• [Request] Begin with the first line below and retype each line exactly through the line containing "const labelColors = ['#4F81BD', '#00B0F0', '#C00000'];". Any pictures are to be left out.

=======

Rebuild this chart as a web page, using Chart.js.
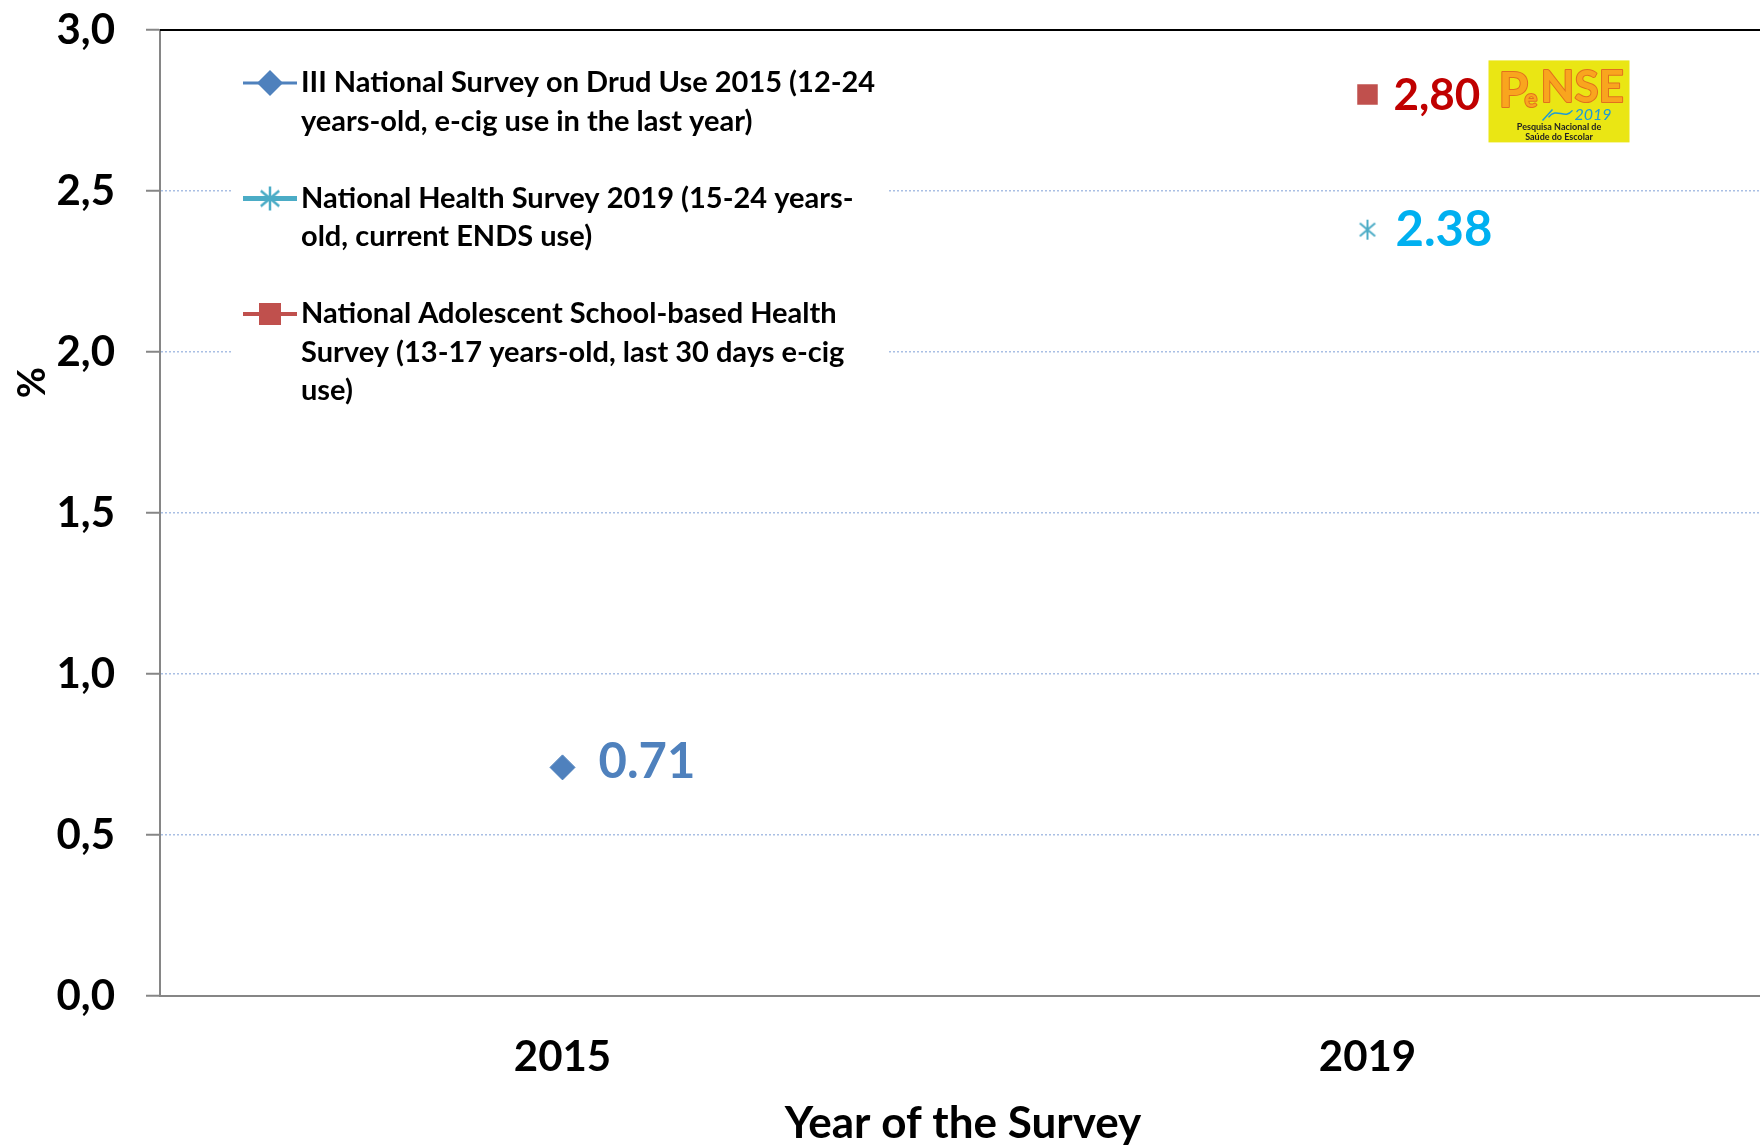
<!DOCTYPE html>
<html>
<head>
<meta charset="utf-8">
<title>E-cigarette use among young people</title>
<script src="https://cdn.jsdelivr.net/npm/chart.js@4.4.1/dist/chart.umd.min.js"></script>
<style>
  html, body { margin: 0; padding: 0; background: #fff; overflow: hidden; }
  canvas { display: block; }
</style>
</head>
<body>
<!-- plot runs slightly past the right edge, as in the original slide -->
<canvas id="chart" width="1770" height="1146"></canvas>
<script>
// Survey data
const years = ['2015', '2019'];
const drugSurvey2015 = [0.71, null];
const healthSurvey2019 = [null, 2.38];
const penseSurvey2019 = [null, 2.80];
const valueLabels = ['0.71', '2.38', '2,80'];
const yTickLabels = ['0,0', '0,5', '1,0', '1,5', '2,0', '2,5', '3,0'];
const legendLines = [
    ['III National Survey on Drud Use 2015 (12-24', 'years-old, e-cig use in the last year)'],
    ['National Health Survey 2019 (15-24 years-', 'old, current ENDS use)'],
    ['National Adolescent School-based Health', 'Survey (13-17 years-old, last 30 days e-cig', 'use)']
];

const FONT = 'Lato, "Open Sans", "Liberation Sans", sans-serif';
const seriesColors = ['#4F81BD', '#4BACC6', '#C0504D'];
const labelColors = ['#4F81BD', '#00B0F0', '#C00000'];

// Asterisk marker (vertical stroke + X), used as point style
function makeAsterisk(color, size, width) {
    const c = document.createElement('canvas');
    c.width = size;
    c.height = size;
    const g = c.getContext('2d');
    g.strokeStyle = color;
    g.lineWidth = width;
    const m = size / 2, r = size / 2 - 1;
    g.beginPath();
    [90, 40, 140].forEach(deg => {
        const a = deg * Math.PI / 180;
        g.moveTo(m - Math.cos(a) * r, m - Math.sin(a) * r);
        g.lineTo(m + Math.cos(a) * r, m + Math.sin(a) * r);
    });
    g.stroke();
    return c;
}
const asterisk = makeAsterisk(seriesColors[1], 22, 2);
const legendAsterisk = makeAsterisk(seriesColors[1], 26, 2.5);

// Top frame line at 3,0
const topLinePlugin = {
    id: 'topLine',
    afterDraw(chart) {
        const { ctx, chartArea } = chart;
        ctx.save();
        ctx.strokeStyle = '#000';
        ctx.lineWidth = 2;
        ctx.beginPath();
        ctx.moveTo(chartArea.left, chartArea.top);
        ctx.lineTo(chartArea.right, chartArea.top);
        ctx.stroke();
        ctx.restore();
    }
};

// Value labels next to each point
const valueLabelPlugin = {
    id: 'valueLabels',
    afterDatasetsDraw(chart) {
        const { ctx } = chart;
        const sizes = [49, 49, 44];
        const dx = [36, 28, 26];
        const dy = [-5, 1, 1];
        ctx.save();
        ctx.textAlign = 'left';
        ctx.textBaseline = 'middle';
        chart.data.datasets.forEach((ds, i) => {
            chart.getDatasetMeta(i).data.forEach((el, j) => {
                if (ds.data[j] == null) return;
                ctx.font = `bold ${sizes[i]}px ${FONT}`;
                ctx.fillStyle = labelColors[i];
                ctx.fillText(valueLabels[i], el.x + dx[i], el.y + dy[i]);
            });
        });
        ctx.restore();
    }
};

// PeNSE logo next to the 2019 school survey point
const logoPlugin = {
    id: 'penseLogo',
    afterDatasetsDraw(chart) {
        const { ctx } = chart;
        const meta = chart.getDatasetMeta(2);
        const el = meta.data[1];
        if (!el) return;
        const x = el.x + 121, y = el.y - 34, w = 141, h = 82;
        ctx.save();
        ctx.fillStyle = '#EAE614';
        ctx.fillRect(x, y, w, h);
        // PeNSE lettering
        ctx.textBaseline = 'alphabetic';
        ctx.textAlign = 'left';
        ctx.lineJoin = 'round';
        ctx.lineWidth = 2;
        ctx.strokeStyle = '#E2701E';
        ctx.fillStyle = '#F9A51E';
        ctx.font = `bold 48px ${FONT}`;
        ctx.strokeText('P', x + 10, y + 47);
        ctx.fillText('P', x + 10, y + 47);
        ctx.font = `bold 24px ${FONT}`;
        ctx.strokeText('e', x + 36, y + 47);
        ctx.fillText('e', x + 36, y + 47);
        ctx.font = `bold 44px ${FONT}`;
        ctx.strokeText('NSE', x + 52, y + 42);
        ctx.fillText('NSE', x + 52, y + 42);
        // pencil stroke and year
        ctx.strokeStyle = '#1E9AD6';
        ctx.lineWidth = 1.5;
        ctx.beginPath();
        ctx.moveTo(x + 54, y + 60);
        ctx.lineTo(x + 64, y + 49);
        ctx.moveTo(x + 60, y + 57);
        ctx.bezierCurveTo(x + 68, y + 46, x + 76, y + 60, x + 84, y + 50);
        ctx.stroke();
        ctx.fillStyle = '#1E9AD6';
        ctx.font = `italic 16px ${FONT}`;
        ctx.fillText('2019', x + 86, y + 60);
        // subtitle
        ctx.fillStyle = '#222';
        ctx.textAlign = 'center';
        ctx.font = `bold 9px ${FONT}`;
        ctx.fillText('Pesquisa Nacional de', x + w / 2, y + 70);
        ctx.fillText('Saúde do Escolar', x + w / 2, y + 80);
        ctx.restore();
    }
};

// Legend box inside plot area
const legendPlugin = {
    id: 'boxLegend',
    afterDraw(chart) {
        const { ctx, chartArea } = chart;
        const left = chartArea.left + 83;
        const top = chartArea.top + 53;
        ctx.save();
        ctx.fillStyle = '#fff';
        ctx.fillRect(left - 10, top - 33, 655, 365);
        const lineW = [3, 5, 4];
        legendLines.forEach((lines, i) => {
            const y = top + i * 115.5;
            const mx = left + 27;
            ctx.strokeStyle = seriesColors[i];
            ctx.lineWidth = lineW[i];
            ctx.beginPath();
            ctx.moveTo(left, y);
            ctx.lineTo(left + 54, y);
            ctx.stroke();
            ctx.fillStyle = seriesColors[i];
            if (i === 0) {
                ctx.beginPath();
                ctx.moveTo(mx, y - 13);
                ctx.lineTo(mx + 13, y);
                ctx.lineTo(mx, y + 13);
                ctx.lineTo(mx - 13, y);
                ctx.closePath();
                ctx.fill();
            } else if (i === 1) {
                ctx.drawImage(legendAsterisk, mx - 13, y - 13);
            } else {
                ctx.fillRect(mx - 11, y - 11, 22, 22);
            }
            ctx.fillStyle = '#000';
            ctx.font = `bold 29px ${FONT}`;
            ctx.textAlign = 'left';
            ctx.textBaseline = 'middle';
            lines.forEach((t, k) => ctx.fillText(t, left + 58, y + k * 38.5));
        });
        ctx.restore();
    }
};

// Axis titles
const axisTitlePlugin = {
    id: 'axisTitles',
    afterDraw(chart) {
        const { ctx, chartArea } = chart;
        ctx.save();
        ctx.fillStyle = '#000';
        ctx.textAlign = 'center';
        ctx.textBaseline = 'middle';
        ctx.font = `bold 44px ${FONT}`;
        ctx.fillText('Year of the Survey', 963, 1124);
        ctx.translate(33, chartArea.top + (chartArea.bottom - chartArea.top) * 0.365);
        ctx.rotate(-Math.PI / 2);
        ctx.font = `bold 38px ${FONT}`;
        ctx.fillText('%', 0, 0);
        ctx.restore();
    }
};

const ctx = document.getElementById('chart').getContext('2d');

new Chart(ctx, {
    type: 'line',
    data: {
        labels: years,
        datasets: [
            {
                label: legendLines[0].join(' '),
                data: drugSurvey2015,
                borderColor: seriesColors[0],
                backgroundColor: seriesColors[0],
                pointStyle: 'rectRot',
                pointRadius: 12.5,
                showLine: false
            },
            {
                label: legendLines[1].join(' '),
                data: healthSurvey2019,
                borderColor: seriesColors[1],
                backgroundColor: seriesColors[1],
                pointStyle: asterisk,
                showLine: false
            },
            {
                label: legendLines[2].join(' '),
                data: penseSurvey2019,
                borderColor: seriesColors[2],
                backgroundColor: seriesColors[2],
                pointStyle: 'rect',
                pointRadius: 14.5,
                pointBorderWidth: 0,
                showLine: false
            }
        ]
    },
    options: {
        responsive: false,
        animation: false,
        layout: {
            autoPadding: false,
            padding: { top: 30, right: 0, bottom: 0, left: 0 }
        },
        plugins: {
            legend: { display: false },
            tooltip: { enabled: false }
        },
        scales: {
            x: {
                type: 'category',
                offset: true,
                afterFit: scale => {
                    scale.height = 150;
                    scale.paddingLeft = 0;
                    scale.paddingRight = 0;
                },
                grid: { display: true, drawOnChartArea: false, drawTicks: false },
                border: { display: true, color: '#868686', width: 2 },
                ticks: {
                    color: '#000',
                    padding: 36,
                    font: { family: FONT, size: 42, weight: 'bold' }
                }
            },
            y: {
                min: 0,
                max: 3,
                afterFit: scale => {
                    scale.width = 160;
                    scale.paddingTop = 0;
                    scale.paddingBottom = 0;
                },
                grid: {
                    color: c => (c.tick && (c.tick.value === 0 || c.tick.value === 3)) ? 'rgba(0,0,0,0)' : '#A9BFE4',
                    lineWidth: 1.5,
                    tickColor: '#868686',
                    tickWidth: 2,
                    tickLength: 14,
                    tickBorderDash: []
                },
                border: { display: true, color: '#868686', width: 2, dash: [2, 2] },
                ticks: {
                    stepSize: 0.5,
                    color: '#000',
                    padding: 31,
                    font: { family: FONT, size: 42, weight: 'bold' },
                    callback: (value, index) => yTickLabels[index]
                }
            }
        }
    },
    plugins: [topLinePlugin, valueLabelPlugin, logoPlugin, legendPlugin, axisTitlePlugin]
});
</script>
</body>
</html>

=======

• [Exercise solution]
Rebuild this chart as a web page, using Chart.js.
<!DOCTYPE html>
<html>
<head>
<meta charset="utf-8">
<title>E-cigarette use among young people</title>
<script src="https://cdn.jsdelivr.net/npm/chart.js@4.4.1/dist/chart.umd.min.js"></script>
<style>
  html, body { margin: 0; padding: 0; background: #fff; overflow: hidden; }
  canvas { display: block; }
</style>
</head>
<body>
<!-- plot runs slightly past the right edge, as in the original slide -->
<canvas id="chart" width="1770" height="1146"></canvas>
<script>
// Survey data
const years = ['2015', '2019'];
const drugSurvey2015 = [0.71, null];
const healthSurvey2019 = [null, 2.38];
const penseSurvey2019 = [null, 2.80];
const valueLabels = ['0.71', '2.38', '2,80'];
const yTickLabels = ['0,0', '0,5', '1,0', '1,5', '2,0', '2,5', '3,0'];
const legendLines = [
    ['III National Survey on Drud Use 2015 (12-24', 'years-old, e-cig use in the last year)'],
    ['National Health Survey 2019 (15-24 years-', 'old, current ENDS use)'],
    ['National Adolescent School-based Health', 'Survey (13-17 years-old, last 30 days e-cig', 'use)']
];

const FONT = 'Lato, "Open Sans", "Liberation Sans", sans-serif';
const seriesColors = ['#4F81BD', '#4BACC6', '#C0504D'];
const labelColors = ['#4F81BD', '#00B0F0', '#C00000'];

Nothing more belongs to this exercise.